From here, if you did want to extract the comparison result for the particular row "z" in dataframe, you can still do that with
position[z]
EDIT to add:
It might be worth checking for missing values in "variable". This should return TRUE:
sum( is.na( dataframe$variable ) ) == 0
Also check for any that aren't correctly formatted. Again, this should return TRUE:
sum( is.na( chron::times( dataframe$variable ) ) ) == 0
EDIT to add:
As per the comments, it looks like some values in your "variables" column aren't converting properly. You should be able to find them with
subset( dataframe, is.na( chron::times( variable ) ) )

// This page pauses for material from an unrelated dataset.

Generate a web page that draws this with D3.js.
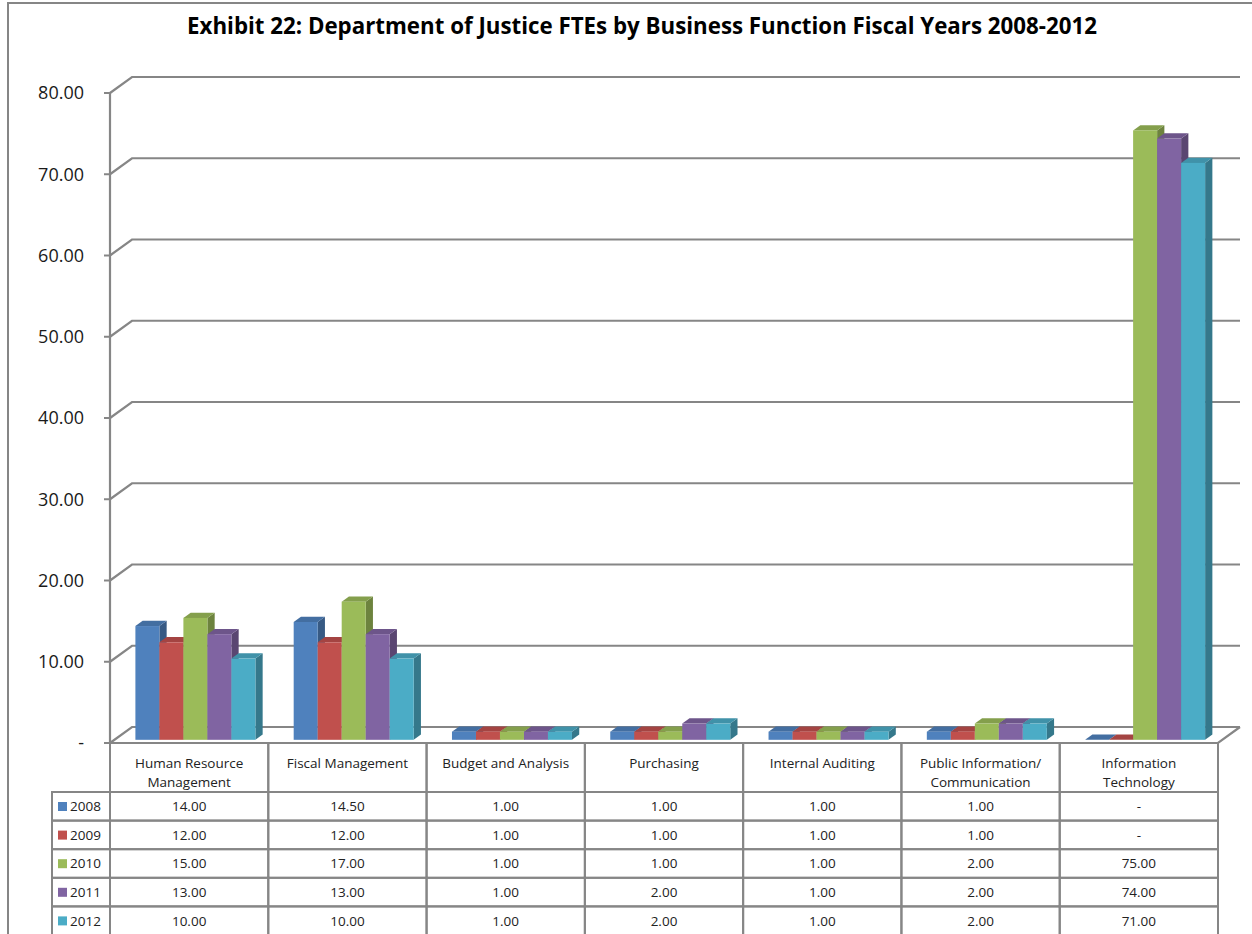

That should let you see what's wrong. It may be a single cell, or it may be a number of them. You'll need to tidy up that data, which you can do in a few ways. You could go through and fix them manually, you could add a function in your script to repair them before the conversion (this might be a good idea if there is a common issue between all of those values, or if you expect the same issue to happen again as new data comes in, if indeed you need to allow for that).
The other option is simply to exclude those rows from your analysis. If you go this route, make sure it's appropriate to the analysis you're running. If it is appropriate in your case, you can add a step to clean up the dataframe before running the steps in your question:
dataframe <- subset( dataframe, !is.na( chron::times( variable ) ) )
NOTE: there's a good chance this will come up with a warning. If you run the same line twice, and the warning goes away the second time (after the offending rows have been removed), you may need to look further into it.
That should drop the offending values, leaving only values that are properly converting to the times format, which should help with the steps you're trying to run. Check how your dataframe dimensions change before and after that step; that'll tell you how many rows you're dropping.
You could do the same thing with POSIXct if that's what you're comfortable with, I'm just personally more comfortable with times for what you're doing.